CLP wants timely decision on regulatory extension
Anita Lam and Cheung Chi-fai
The city's largest power supplier, reiterating its claim that electricity prices could rise 40 per cent within a few years, yesterday urged the government to make a timely decision on whether to extend its regulatory regime on the scheme's expiry in 2018.
The government has begun an interim review of CLP Holding's scheme of control, which determines the company's permitted return. But the group's chief executive, Andrew Brandler, warned that they would not accept any amendment which was "unfair or one-sided". The company said it would take more than 20 years for a power company to plan for its facilities.
The power company has come under repeated government and community pressure to reduce its tariff hike. CLP's chairman, Michael Kadoorie, has said more than once that they also faced immense pressure as fuel costs surge by 250 per cent in the five years to 2015.
"CLP will be required to use twice the current volume of natural gas, and the cost of this gas will be three times the price of the gas secured 20 years ago," Kadoorie wrote in the company's annual report released yesterday. "This is the equivalent of a 40 per cent increase in overall cost to consumers and will require regular and, at times, substantial tariff increases over several years."

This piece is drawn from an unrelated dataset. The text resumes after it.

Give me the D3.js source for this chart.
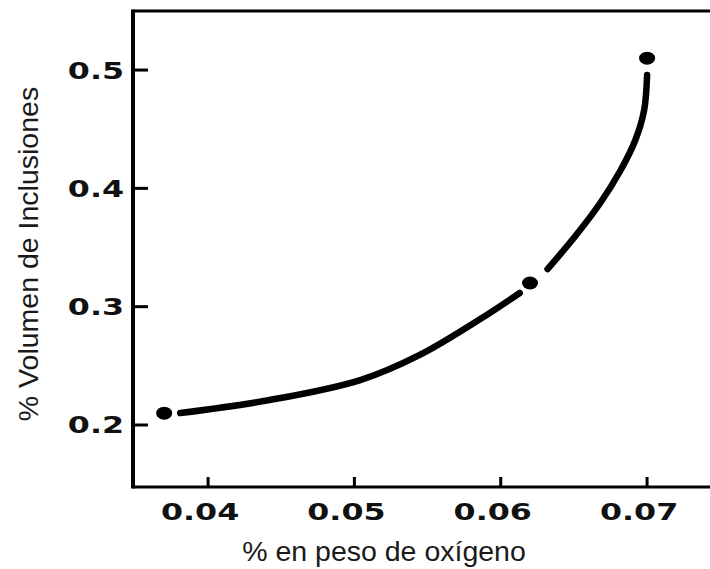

But secretary for the environment Wong Kam-sing said rising fuel costs were a problem for all. "The fuel price increase is a global trend and it is a question we must [all] think about."
An analyst said CLP may propose a big tariff hike next year when the company lifted the use of the expensive natural gas to replace coal.
William Yu Yuen-ping, chief executive of World Green Organisation, said the firm was preparing the public for a future price hike with repeated warnings.
"The public might get numb about the warning and accept a level a bit lower than previously warned," he said.